The standout work from the younger brother Ambrogio is his ‘Madonna del Latte’ (c.1325), where we see mum proffering her breast to her toddler who – as older breastfed babies often do – wants to combine a feed with some wider interaction. In this case, he’s fixing directly on us, the viewers, while his legs loll and sprawl, drunk on milk. His mother, as mothers do, is gazing at him – her precious boy.
Why, you might ask, all the focus on the Virgin Mary? In Siena she was almost part of the political fabric, seen as the city’s protector. Because what a job she’d done in 1260 when the Sienese looked certain to lose in a battle with their old rivals Florence during the war of the Guelphs and the Ghibellines. At the 11th hour Siena’s leaders invoked the help of Mary and won.
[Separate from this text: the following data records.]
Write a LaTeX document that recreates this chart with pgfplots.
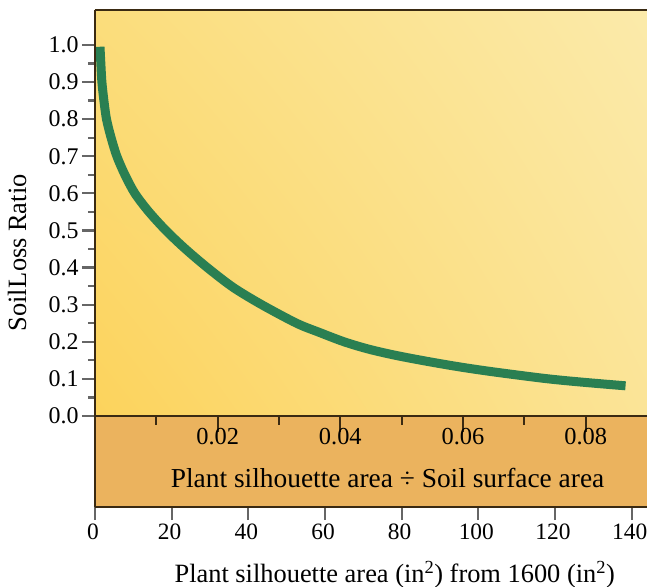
\documentclass[border=0pt]{standalone}
\usepackage{pgfplots}
\pgfplotsset{compat=1.18}
\usepackage{pgfplotstable}
\usetikzlibrary{shadings}
\usepackage{fontspec}
\setmainfont{Liberation Serif}

\definecolor{curvegreen}{HTML}{2A7F52}
\definecolor{band}{HTML}{EBB35E}
\definecolor{frame}{HTML}{3A2A12}
\definecolor{tickgray}{HTML}{666666}
\definecolor{yelLL}{HTML}{FCD35C}
\definecolor{yelUL}{HTML}{FBDD7C}
\definecolor{yelLR}{HTML}{FBE497}
\definecolor{yelUR}{HTML}{FBEAAA}

% soil loss ratio vs plant silhouette area (in^2)
\pgfplotstableread{
x     y
1.3   0.995
1.5   0.955
1.8   0.90
2.3   0.852
3.0   0.80
4.2   0.75
5.7   0.70
7.8   0.65
10.4  0.60
14    0.551
18.5  0.50
23.5  0.451
29.3  0.40
36    0.347
43.5  0.30
52.6  0.25
58.5  0.2255
65    0.20
71.5  0.18
78.7  0.163
87.4  0.146
96    0.131
104.7 0.118
118   0.1005
128   0.0905
138.4 0.0815
}\soilloss

\begin{document}
\begin{tikzpicture}[x=1bp,y=1bp]
\begin{axis}[
	name=main, at={(0,0)}, anchor=south west,
	scale only axis, width=552bp, height=497bp,
	xmin=0, xmax=144, ymin=-0.245, ymax=1.094,
	axis on top,
	axis x line*=bottom, axis y line*=left,
	axis line style={frame, line width=1.6bp},
	tick align=outside,
	major tick length=13bp, minor tick length=7bp,
	every tick/.style={tickgray, line width=2.2bp},
	ytick={0,0.1,0.2,0.3,0.4,0.5,0.6,0.7,0.8,0.9,1.0},
	minor ytick={0.05,0.15,0.25,0.35,0.45,0.55,0.65,0.75,0.85,0.95},
	xtick={0,20,40,60,80,100,120,140},
	tick label style={font=\fontsize{24}{24}\selectfont},
	yticklabel style={/pgf/number format/.cd, fixed, fixed zerofill, precision=1, assume math mode=true},
	xticklabel style={/pgf/number format/assume math mode=true, font=\fontsize{23.5}{23.5}\selectfont, xshift=-2bp},
	label style={font=\fontsize{26.5}{26.5}\selectfont},
	xlabel={Plant silhouette area (in\textsuperscript{2}) from 1600 (in\textsuperscript{2})},
	xlabel style={at={(axis description cs:0.543,0)}, anchor=center, yshift=-68bp},
	ylabel={Soil\hspace{1pt}Loss Ratio},
	ylabel style={at={(axis description cs:-0.1413,0.511)}, anchor=center},
]
	\shade[lower left=yelLL, upper left=yelUL, lower right=yelLR, upper right=yelUR]
		(axis cs:0,0) rectangle (axis cs:144,1.094);
	\fill[band] (axis cs:0,-0.245) rectangle (axis cs:144,0);
	\addplot[curvegreen, line width=9bp, line cap=butt, smooth, no markers] table[x=x, y=y] {\soilloss};
	\draw[frame, line width=1.6bp] (axis cs:0,0) -- (axis cs:144,0);
	\draw[frame, line width=3bp] (axis cs:0,1.094) -- (axis cs:144,1.094);
\end{axis}

\begin{axis}[
	at={(0,0)}, anchor=south west,
	scale only axis, width=552bp, height=91bp,
	xmin=0, xmax=0.09, ymin=0, ymax=1,
	axis line style={draw=none},
	ytick=\empty,
	xtick={0.02,0.04,0.06,0.08},
	minor xtick={0.01,0.03,0.05,0.07},
	xtick pos=upper, xticklabel pos=upper,
	tick align=inside,
	major tick length=16bp, minor tick length=9bp,
	every tick/.style={frame, line width=2bp},
	scaled x ticks=false,
	tick label style={font=\fontsize{24.5}{24.5}\selectfont},
	xticklabel style={/pgf/number format/.cd, fixed, fixed zerofill, precision=2, assume math mode=true, /tikz/.cd, anchor=center, yshift=-21bp},
	xlabel={Plant silhouette area \textdiv{} Soil surface area},
	xlabel style={font=\fontsize{27.5}{27.5}\selectfont, at={(axis description cs:0.53,0.32)}, anchor=center},
]
\end{axis}
\pgfresetboundingbox
\path (-95bp,-80bp) rectangle (552bp,507bp);
\end{tikzpicture}
\end{document}
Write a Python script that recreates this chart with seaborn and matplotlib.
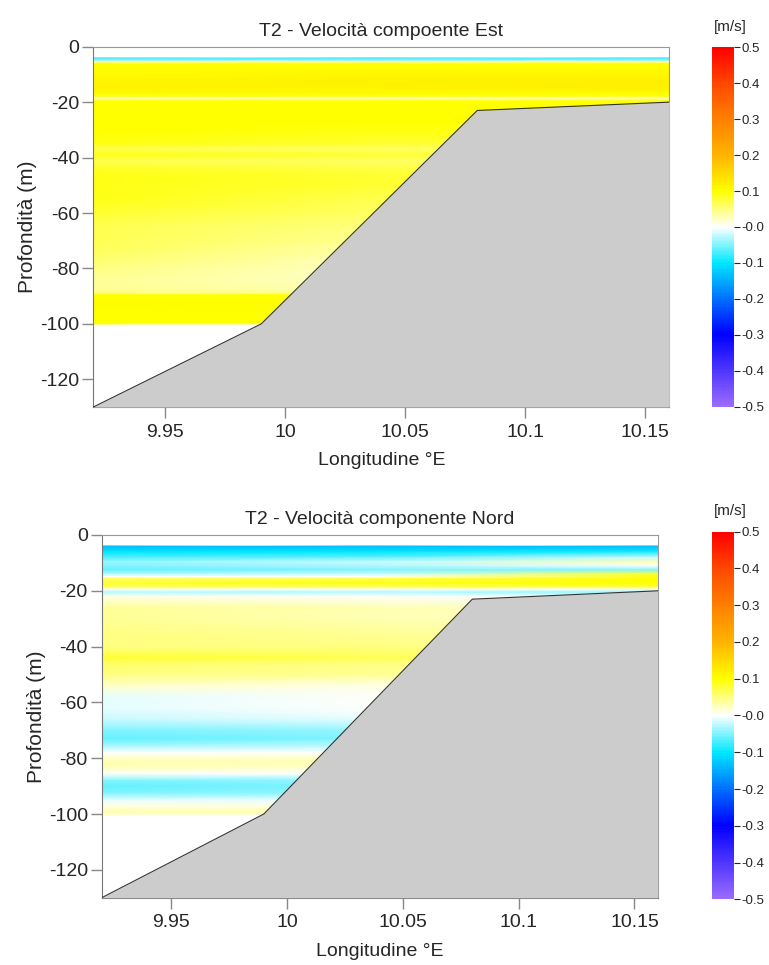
import numpy as np
import seaborn as sns
import matplotlib.pyplot as plt
from matplotlib.colors import LinearSegmentedColormap, Normalize

# profili di velocità lungo il transetto T2 (tre colonne: ovest, centro, est)
lon_cols = [9.92, 10.04, 10.16]

est_depth = [-4, -4.6, -5.4, -6.2, -8, -10, -12, -14, -15.5, -17, -18, -18.6, -19.3, -20,
             -23, -27, -31, -35, -37, -39, -41, -43, -46, -50, -55, -60, -65, -70, -75,
             -80, -84, -87, -89, -89.6, -90.4, -93, -96, -99, -100]
est_west = [-0.06, -0.07, 0.02, 0.10, 0.105, 0.105, 0.11, 0.115, 0.11, 0.105, 0.09, 0.02, 0.08, 0.10,
            0.10, 0.10, 0.10, 0.09, 0.07, 0.09, 0.07, 0.08, 0.09, 0.09, 0.09, 0.08, 0.07, 0.07, 0.06,
            0.05, 0.04, 0.04, 0.05, 0.10, 0.10, 0.105, 0.10, 0.10, 0.09]
est_centre = [-0.06, -0.07, 0.02, 0.10, 0.105, 0.11, 0.115, 0.115, 0.11, 0.105, 0.09, 0.02, 0.08, 0.10,
              0.10, 0.10, 0.09, 0.08, 0.06, 0.08, 0.06, 0.07, 0.08, 0.08, 0.07, 0.06, 0.05, 0.04, 0.03,
              0.02, 0.02, 0.03, 0.04, 0.10, 0.10, 0.10, 0.10, 0.10, 0.09]
est_east = [-0.06, -0.07, 0.02, 0.10, 0.105, 0.11, 0.12, 0.12, 0.115, 0.105, 0.09, 0.02, 0.08, 0.10,
            0.10, 0.10, 0.09, 0.08, 0.06, 0.08, 0.06, 0.07, 0.08, 0.08, 0.07, 0.06, 0.05, 0.04, 0.03,
            0.02, 0.02, 0.03, 0.04, 0.10, 0.10, 0.10, 0.10, 0.10, 0.09]

nord_depth = [-4, -4.3, -6, -8, -9.6, -11, -12.5, -14, -15, -15.7, -17, -18.5, -19.5, -20.5,
              -22, -26, -30, -35, -40, -44, -46, -50, -54, -58, -62, -66, -70, -73, -76, -78,
              -81, -83, -85.5, -88, -90, -92.5, -95, -97, -99, -100]
nord_west = [-0.13, -0.13, -0.10, -0.07, -0.04, -0.05, -0.06, -0.03, 0.0, 0.06, 0.08, 0.07, 0.0, -0.03,
             0.01, 0.04, 0.04, 0.05, 0.05, 0.08, 0.06, 0.05, 0.02, -0.01, -0.01, -0.02, -0.05, -0.06,
             -0.03, 0.0, 0.03, 0.03, 0.0, -0.05, -0.06, -0.05, -0.01, 0.01, 0.03, 0.03]
nord_centre = [-0.13, -0.13, -0.10, -0.06, -0.02, -0.03, -0.05, -0.02, 0.0, 0.07, 0.09, 0.07, 0.0, -0.03,
               0.0, 0.03, 0.03, 0.04, 0.05, 0.07, 0.05, 0.04, 0.01, 0.0, 0.0, -0.01, -0.04, -0.05,
               -0.02, 0.0, 0.03, 0.02, 0.0, -0.04, -0.05, -0.04, -0.01, 0.01, 0.03, 0.03]
nord_east = [-0.13, -0.13, -0.09, -0.02, 0.03, 0.0, -0.05, 0.08, 0.10, 0.10, 0.10, 0.08, 0.0, -0.04,
             -0.01, 0.02, 0.02, 0.03, 0.04, 0.05, 0.04, 0.03, 0.01, 0.0, 0.0, -0.01, -0.03, -0.04,
             -0.02, 0.0, 0.02, 0.02, 0.0, -0.03, -0.04, -0.03, -0.01, 0.01, 0.02, 0.02]

# fondale
bottom_lon = [9.92, 9.99, 10.08, 10.16]
bottom_depth = [-130, -100, -23, -20]

x_ticks = [9.95, 10.0, 10.05, 10.1, 10.15]
x_labels = ["9.95", "10", "10.05", "10.1", "10.15"]
y_ticks = [0, -20, -40, -60, -80, -100, -120]
cbar_ticks = [0.5, 0.4, 0.3, 0.2, 0.1, 0.0, -0.1, -0.2, -0.3, -0.4, -0.5]
cbar_labels = ["0.5", "0.4", "0.3", "0.2", "0.1", "-0.0", "-0.1", "-0.2", "-0.3", "-0.4", "-0.5"]

titles = ["T2 - Velocità compoente Est", "T2 - Velocità componente Nord"]

sns.set_style("ticks")
plt.rcParams['font.family'] = ['Liberation Sans', 'DejaVu Sans']
plt.rcParams['axes.unicode_minus'] = False

cmap = LinearSegmentedColormap.from_list("vel", [
    (0.0, "#9b6bff"), (0.2, "#0000ff"), (0.3, "#0070ff"), (0.4, "#00e8ff"),
    (0.5, "#ffffff"), (0.6, "#ffff00"), (0.7, "#ffb400"), (0.8, "#ff8000"),
    (0.9, "#ff4800"), (1.0, "#ff0000")])
norm = Normalize(-0.5, 0.5)

fig = plt.figure(figsize=(7.69, 9.65), dpi=100)
ax_pos = [[0.1213, 0.5782, 0.749, 0.3734], [0.1322, 0.0697, 0.7230, 0.3759]]
cb_pos = [[0.9255, 0.5786, 0.0294, 0.3724], [0.9255, 0.0681, 0.0294, 0.3809]]
data = [(est_depth, [est_west, est_centre, est_east]),
        (nord_depth, [nord_west, nord_centre, nord_east])]

for i in range(2):
    ax = fig.add_axes(ax_pos[i])
    depth, cols = data[i]
    Z = np.array(cols).T
    mesh = ax.pcolormesh(lon_cols, depth, Z, shading="gouraud", cmap=cmap, norm=norm)
    ax.fill_between(bottom_lon, bottom_depth, -130, color="#cccccc", lw=0, zorder=3)
    sns.lineplot(x=bottom_lon, y=bottom_depth, ax=ax, color="#333333", lw=0.8, zorder=4)
    ax.set_xlim(9.92, 10.16)
    ax.set_ylim(-130, 0)
    ax.set_xticks(x_ticks)
    ax.set_xticklabels(x_labels)
    ax.set_yticks(y_ticks)
    ax.tick_params(labelsize=14, length=8, width=1, color="#888888", pad=2)
    ax.tick_params(axis="x", pad=4)
    for s in ax.spines.values():
        s.set_color("#999999")
    ax.spines["left"].set_color("#777777")
    ax.spines["bottom"].set_color("#777777")
    ax.set_title(titles[i], fontsize=14, pad=8)
    ax.set_xlabel("Longitudine °E", fontsize=14, labelpad=8)
    ax.set_ylabel("Profondità (m)", fontsize=15, labelpad=2)

    cax = fig.add_axes(cb_pos[i])
    cb = fig.colorbar(mesh, cax=cax, ticks=cbar_ticks)
    cb.set_ticklabels(cbar_labels)
    cb.outline.set_visible(False)
    cax.tick_params(labelsize=9.5, length=4, width=0.8, pad=1)
    fig.text(0.95, cb_pos[i][1] + cb_pos[i][3] + 0.014, "[m/s]", fontsize=11,
             ha="center", va="bottom")

plt.savefig("out.png", dpi=100)
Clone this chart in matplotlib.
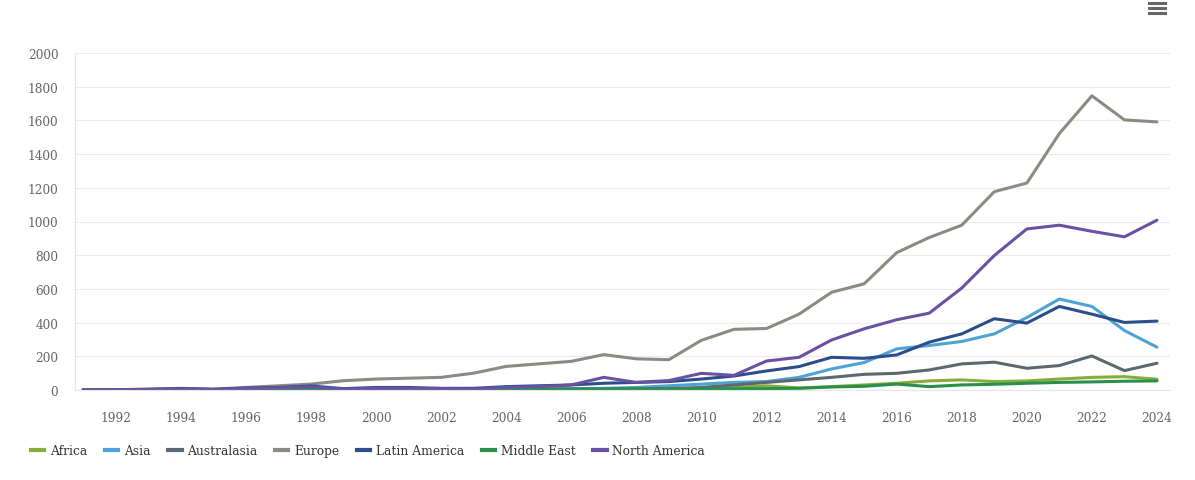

To this day, the cry will sometimes go up during football matches between the two cities from the Sienese end: ‘Remember [the site of the battle] Montaperti!’
With the arrival of the Black Death, however, the Virgin could do very little and the city was destroyed, claiming, among thousands of others, the lives of both Lorenzetti brothers. In the years that followed, Florence managed to pick itself up more successfully than Siena. Which was crucial. Then, 200 years later, one of the world’s greatest storytellers arrived on the scene, and decided to narrate a definitive account of the Renaissance. His name was Giorgio Vasari, and he lived in Florence. So no prizes for guessing which city’s artists he talked up, and which he relegated to the sidelines. Because how you tell the story, as Duccio would be the first to agree, is everything.
Siena: The Rise of Painting 1300-1350 is at the National Gallery until 22 June.